• _Exercise prompt_
Print the listing from its top line through the line containing "const seriesNames = ['基差', '无锡现货', '不锈钢期货'];", nothing more, and leave out the pictures.

------ Data provided ------

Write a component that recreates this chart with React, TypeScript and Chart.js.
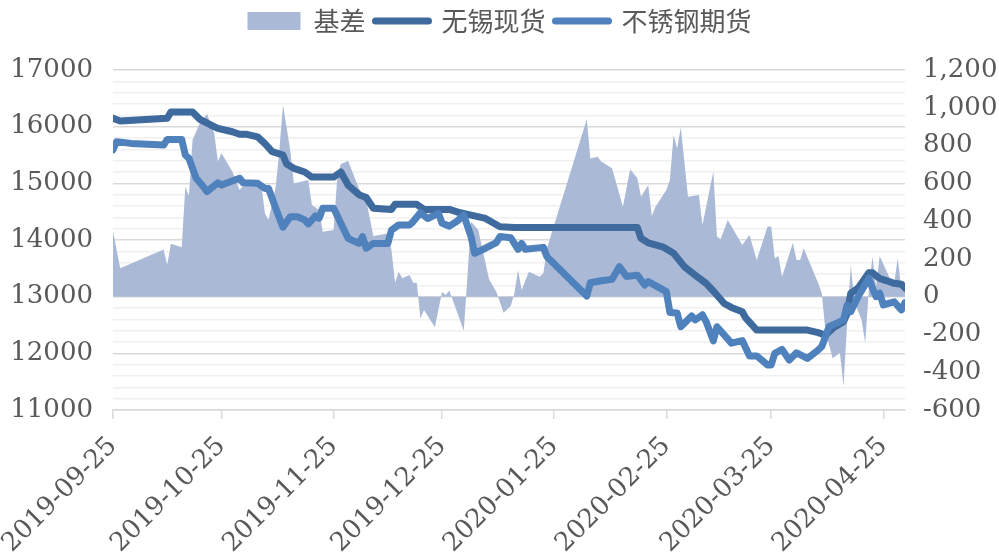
import React, { useEffect, useRef } from 'react';
import { Chart, registerables } from 'chart.js';

Chart.register(...registerables);

// ---------- data ----------
const originDate = '2019-09-25';
const endDate = '2020-05-01';
const tickDates = ['2019-09-25', '2019-10-25', '2019-11-25', '2019-12-25', '2020-01-25', '2020-02-25', '2020-03-25', '2020-04-25'];

const seriesNames = ['基差', '无锡现货', '不锈钢期货'];

const spotDates = [
  '2019-09-25', '2019-09-27', '2019-10-10', '2019-10-11', '2019-10-17', '2019-10-19', '2019-10-22', '2019-10-24',
  '2019-10-28', '2019-10-30', '2019-11-01', '2019-11-04', '2019-11-06', '2019-11-08', '2019-11-11', '2019-11-12',
  '2019-11-14', '2019-11-17', '2019-11-19', '2019-11-25', '2019-11-27', '2019-11-29', '2019-12-02', '2019-12-04',
  '2019-12-06', '2019-12-11', '2019-12-12', '2019-12-18', '2019-12-20', '2019-12-27', '2019-12-30', '2020-01-02',
  '2020-01-06', '2020-01-10', '2020-01-14', '2020-02-17', '2020-02-18', '2020-02-20', '2020-02-24', '2020-02-27',
  '2020-03-01', '2020-03-04', '2020-03-07', '2020-03-09', '2020-03-12', '2020-03-14', '2020-03-17', '2020-03-18',
  '2020-03-21', '2020-04-04', '2020-04-07', '2020-04-09', '2020-04-11', '2020-04-14', '2020-04-15', '2020-04-16',
  '2020-04-18', '2020-04-21', '2020-04-22', '2020-04-24', '2020-04-26', '2020-04-28', '2020-04-30', '2020-05-01',
];
const spotValues = [
  16150, 16100, 16150, 16260, 16260, 16130, 16030, 15970,
  15910, 15865, 15865, 15820, 15700, 15560, 15500, 15340,
  15265, 15200, 15110, 15110, 15200, 14970, 14800, 14750,
  14560, 14540, 14630, 14630, 14540, 14540, 14480, 14440,
  14380, 14235, 14220, 14220, 14030, 13950, 13880, 13765,
  13530, 13380, 13235, 13100, 12880, 12810, 12735, 12620,
  12410, 12410, 12365, 12320, 12440, 12560, 12700, 13060,
  13150, 13420, 13420, 13320, 13280, 13235, 13220, 13150,
];

const futDates = [
  '2019-09-25', '2019-09-26', '2019-09-30', '2019-10-09', '2019-10-10', '2019-10-14', '2019-10-15', '2019-10-16',
  '2019-10-18', '2019-10-20', '2019-10-21', '2019-10-24', '2019-10-25', '2019-10-30', '2019-10-31', '2019-11-04',
  '2019-11-06', '2019-11-07', '2019-11-09', '2019-11-11', '2019-11-13', '2019-11-15', '2019-11-17', '2019-11-18',
  '2019-11-20', '2019-11-21', '2019-11-22', '2019-11-25', '2019-11-27', '2019-11-29', '2019-12-02', '2019-12-03',
  '2019-12-04', '2019-12-06', '2019-12-10', '2019-12-11', '2019-12-13', '2019-12-16', '2019-12-17', '2019-12-19',
  '2019-12-21', '2019-12-24', '2019-12-25', '2019-12-27', '2019-12-29', '2019-12-31', '2020-01-02', '2020-01-03',
  '2020-01-06', '2020-01-09', '2020-01-10', '2020-01-13', '2020-01-15', '2020-01-16', '2020-01-17', '2020-01-22',
  '2020-01-23', '2020-02-03', '2020-02-04', '2020-02-07', '2020-02-10', '2020-02-12', '2020-02-14', '2020-02-17',
  '2020-02-19', '2020-02-20', '2020-02-25', '2020-02-26', '2020-02-28', '2020-02-29', '2020-03-03', '2020-03-04',
  '2020-03-06', '2020-03-07', '2020-03-09', '2020-03-10', '2020-03-14', '2020-03-17', '2020-03-19', '2020-03-21',
  '2020-03-24', '2020-03-25', '2020-03-26', '2020-03-28', '2020-03-30', '2020-04-01', '2020-04-04', '2020-04-07',
  '2020-04-08', '2020-04-10', '2020-04-12', '2020-04-14', '2020-04-15', '2020-04-16', '2020-04-18', '2020-04-21',
  '2020-04-22', '2020-04-23', '2020-04-24', '2020-04-25', '2020-04-28', '2020-04-30', '2020-05-01',
];
const futValues = [
  15590, 15735, 15705, 15675, 15775, 15775, 15500, 15440,
  15090, 14940, 14855, 15010, 14970, 15090, 15010, 15000,
  14910, 14910, 14560, 14225, 14410, 14410, 14355, 14285,
  14425, 14385, 14560, 14560, 14295, 14030, 13940, 14060,
  13855, 13940, 13940, 14175, 14265, 14265, 14325, 14480,
  14380, 14470, 14295, 14245, 14325, 14440, 14060, 13765,
  13855, 13955, 14060, 14040, 13835, 13940, 13835, 13870,
  13705, 13010, 13245, 13280, 13305, 13530, 13355, 13380,
  13205, 13265, 13090, 12720, 12710, 12470, 12660, 12590,
  12680, 12560, 12220, 12470, 12180, 12225, 11955, 11955,
  11795, 11795, 12000, 12070, 11880, 12010, 11910, 12060,
  12120, 12470, 12530, 12590, 12850, 12735, 13000, 13325,
  13150, 13000, 13060, 12855, 12910, 12765, 12895,
];

const basisDates = [
  '2019-09-25', '2019-09-27', '2019-10-09', '2019-10-10', '2019-10-11', '2019-10-14', '2019-10-15', '2019-10-16',
  '2019-10-17', '2019-10-19', '2019-10-21', '2019-10-23', '2019-10-24', '2019-10-25', '2019-10-28', '2019-10-30',
  '2019-11-01', '2019-11-05', '2019-11-06', '2019-11-07', '2019-11-09', '2019-11-10', '2019-11-11', '2019-11-13',
  '2019-11-14', '2019-11-16', '2019-11-18', '2019-11-19', '2019-11-21', '2019-11-22', '2019-11-25', '2019-11-26',
  '2019-11-27', '2019-11-29', '2019-12-02', '2019-12-04', '2019-12-06', '2019-12-10', '2019-12-11', '2019-12-12',
  '2019-12-13', '2019-12-14', '2019-12-16', '2019-12-17', '2019-12-18', '2019-12-19', '2019-12-20', '2019-12-23',
  '2019-12-25', '2019-12-26', '2019-12-27', '2019-12-31', '2020-01-02', '2020-01-04', '2020-01-07', '2020-01-09',
  '2020-01-11', '2020-01-13', '2020-01-14', '2020-01-15', '2020-01-16', '2020-01-18', '2020-01-21', '2020-01-22',
  '2020-01-23', '2020-02-03', '2020-02-04', '2020-02-06', '2020-02-07', '2020-02-10', '2020-02-13', '2020-02-15',
  '2020-02-17', '2020-02-18', '2020-02-20', '2020-02-21', '2020-02-22', '2020-02-25', '2020-02-26', '2020-02-27',
  '2020-02-28', '2020-02-29', '2020-03-02', '2020-03-05', '2020-03-06', '2020-03-09', '2020-03-10', '2020-03-11',
  '2020-03-13', '2020-03-17', '2020-03-19', '2020-03-21', '2020-03-24', '2020-03-25', '2020-03-26', '2020-03-27',
  '2020-03-28', '2020-03-31', '2020-04-01', '2020-04-02', '2020-04-03', '2020-04-07', '2020-04-08', '2020-04-09',
  '2020-04-11', '2020-04-13', '2020-04-14', '2020-04-15', '2020-04-16', '2020-04-17', '2020-04-19', '2020-04-20',
  '2020-04-21', '2020-04-22', '2020-04-23', '2020-04-24', '2020-04-27', '2020-04-28', '2020-04-29', '2020-04-30',
  '2020-05-01',
];
const basisValues = [
  345, 150, 250, 168, 280, 261, 582, 533,
  829, 918, 967, 865, 715, 759, 662, 565,
  609, 591, 441, 406, 582, 776, 1015, 776,
  600, 609, 618, 485, 459, 344, 353, 627,
  702, 718, 574, 512, 321, 335, 247, 74,
  132, 97, 115, 74, 74, -115, -71, -162,
  26, 9, 32, -180, 397, 353, 91, 26,
  -85, -49, 20, 141, 35, 132, 106, 124,
  256, 939, 732, 741, 715, 680, 476, 674,
  627, 529, 591, 427, 476, 565, 618, 856,
  785, 897, 529, 538, 379, 662, 318, 304,
  406, 274, 326, 194, 371, 371, 203, 215,
  106, 286, 194, 194, 256, 71, 18, -185,
  -326, -297, -473, -141, 168, -26, -124, -244,
  35, 212, 53, 215, 88, 71, 203, 35,
  26,
];

// ---------- helpers ----------
function dayOffset(s: string): number {
  const [y, m, d] = s.split('-').map(Number);
  const [y0, m0, d0] = originDate.split('-').map(Number);
  return Math.round((Date.UTC(y, m - 1, d) - Date.UTC(y0, m0 - 1, d0)) / 86400000);
}
function toPoints(dates: string[], values: number[]) {
  return dates.map((d, i) => ({ x: dayOffset(d), y: values[i] }));
}

const AREA_COLOR = '#aab9d6';
const SPOT_COLOR = '#3e6a9e';
const FUT_COLOR = '#4f81bd';
const TEXT_COLOR = '#595959';
const TICK_FONT = { family: "'DejaVu Serif', serif", size: 26 };

export default function App() {
  const canvasRef = useRef<HTMLCanvasElement | null>(null);

  useEffect(() => {
    document.body.style.margin = '0';
    const canvas = canvasRef.current;
    if (!canvas) return;

    const chart = new Chart(canvas, {
      type: 'line',
      data: {
        datasets: [
          {
            label: seriesNames[0],
            data: toPoints(basisDates, basisValues),
            yAxisID: 'y1',
            fill: 'origin',
            backgroundColor: AREA_COLOR,
            borderColor: AREA_COLOR,
            borderWidth: 0,
            pointRadius: 0,
            tension: 0,
            order: 3,
          },
          {
            label: seriesNames[1],
            data: toPoints(spotDates, spotValues),
            yAxisID: 'y',
            fill: false,
            borderColor: SPOT_COLOR,
            backgroundColor: SPOT_COLOR,
            borderWidth: 7,
            borderCapStyle: 'round',
            borderJoinStyle: 'round',
            pointRadius: 0,
            tension: 0,
            order: 2,
          },
          {
            label: seriesNames[2],
            data: toPoints(futDates, futValues),
            yAxisID: 'y',
            fill: false,
            borderColor: FUT_COLOR,
            backgroundColor: FUT_COLOR,
            borderWidth: 7,
            borderCapStyle: 'round',
            borderJoinStyle: 'round',
            pointRadius: 0,
            tension: 0,
            order: 1,
          },
        ],
      },
      options: {
        animation: false,
        responsive: false,
        devicePixelRatio: 1,
        layout: { padding: { top: -2, left: 0, right: 0, bottom: 0 } },
        plugins: {
          tooltip: { enabled: false },
          title: {
            display: true,
            text: '',
            weight: 500,
            padding: { top: 26, bottom: 0 },
            font: { size: 10, lineHeight: '0px' },
          } as any,
          legend: {
            display: true,
            position: 'top',
            labels: {
              usePointStyle: true,
              pointStyleWidth: 53,
              boxHeight: 18,
              padding: 10,
              color: TEXT_COLOR,
              font: { family: "'Noto Sans CJK SC', sans-serif", size: 26 },
              generateLabels: () => [
                { text: seriesNames[0], fillStyle: AREA_COLOR, strokeStyle: AREA_COLOR, lineWidth: 0, pointStyle: 'rect', datasetIndex: 0, hidden: false, fontColor: TEXT_COLOR },
                { text: seriesNames[1], fillStyle: SPOT_COLOR, strokeStyle: SPOT_COLOR, lineWidth: 7, lineCap: 'round', pointStyle: 'line', datasetIndex: 1, hidden: false, fontColor: TEXT_COLOR },
                { text: seriesNames[2], fillStyle: FUT_COLOR, strokeStyle: FUT_COLOR, lineWidth: 7, lineCap: 'round', pointStyle: 'line', datasetIndex: 2, hidden: false, fontColor: TEXT_COLOR },
              ] as any,
            },
          },
        },
        scales: {
          x: {
            type: 'linear',
            min: 0,
            max: dayOffset(endDate),
            afterBuildTicks: (scale: any) => {
              scale.ticks = tickDates.map((d) => ({ value: dayOffset(d) }));
            },
            afterFit: (scale: any) => {
              scale.height = 149;
              scale.paddingLeft = 0;
              scale.paddingRight = 0;
            },
            ticks: {
              autoSkip: false,
              minRotation: 45,
              maxRotation: 45,
              padding: 12,
              color: TEXT_COLOR,
              font: TICK_FONT,
              callback: (_v: any, i: number) => tickDates[i],
            },
            grid: {
              drawOnChartArea: false,
              drawTicks: true,
              tickLength: 9,
              color: '#d9d9d9',
              lineWidth: 1.5,
            },
            border: { display: true, color: '#d9d9d9', width: 1.5 },
          },
          y: {
            type: 'linear',
            position: 'left',
            min: 11000,
            max: 17000,
            afterFit: (scale: any) => {
              scale.width = 113;
            },
            ticks: {
              stepSize: 200,
              autoSkip: false,
              padding: 20,
              color: TEXT_COLOR,
              font: TICK_FONT,
              callback: (v: any) => (Number(v) % 1000 === 0 ? String(v) : ''),
            },
            grid: {
              drawTicks: false,
              lineWidth: 1.5,
              color: (ctx: any) => (ctx.tick && ctx.tick.value % 1000 === 0 ? '#d9d9d9' : '#f0f0f0'),
            },
            border: { display: false },
          },
          y1: {
            type: 'linear',
            position: 'right',
            min: -600,
            max: 1200,
            afterFit: (scale: any) => {
              scale.width = 94;
            },
            ticks: {
              stepSize: 200,
              autoSkip: false,
              padding: 18,
              color: TEXT_COLOR,
              font: TICK_FONT,
              callback: (v: any) => Number(v).toLocaleString('en-US'),
            },
            grid: { drawOnChartArea: false, drawTicks: false },
            border: { display: false },
          },
        },
      } as any,
    });

    return () => {
      chart.destroy();
    };
  }, []);

  return (
    <div style={{ width: 999, height: 559, background: '#ffffff' }}>
      <canvas ref={canvasRef} width={999} height={559} style={{ display: 'block', width: 999, height: 559 }} />
    </div>
  );
}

------

• _Final result_
Write a component that recreates this chart with React, TypeScript and Chart.js.
import React, { useEffect, useRef } from 'react';
import { Chart, registerables } from 'chart.js';

Chart.register(...registerables);

// ---------- data ----------
const originDate = '2019-09-25';
const endDate = '2020-05-01';
const tickDates = ['2019-09-25', '2019-10-25', '2019-11-25', '2019-12-25', '2020-01-25', '2020-02-25', '2020-03-25', '2020-04-25'];

const seriesNames = ['基差', '无锡现货', '不锈钢期货'];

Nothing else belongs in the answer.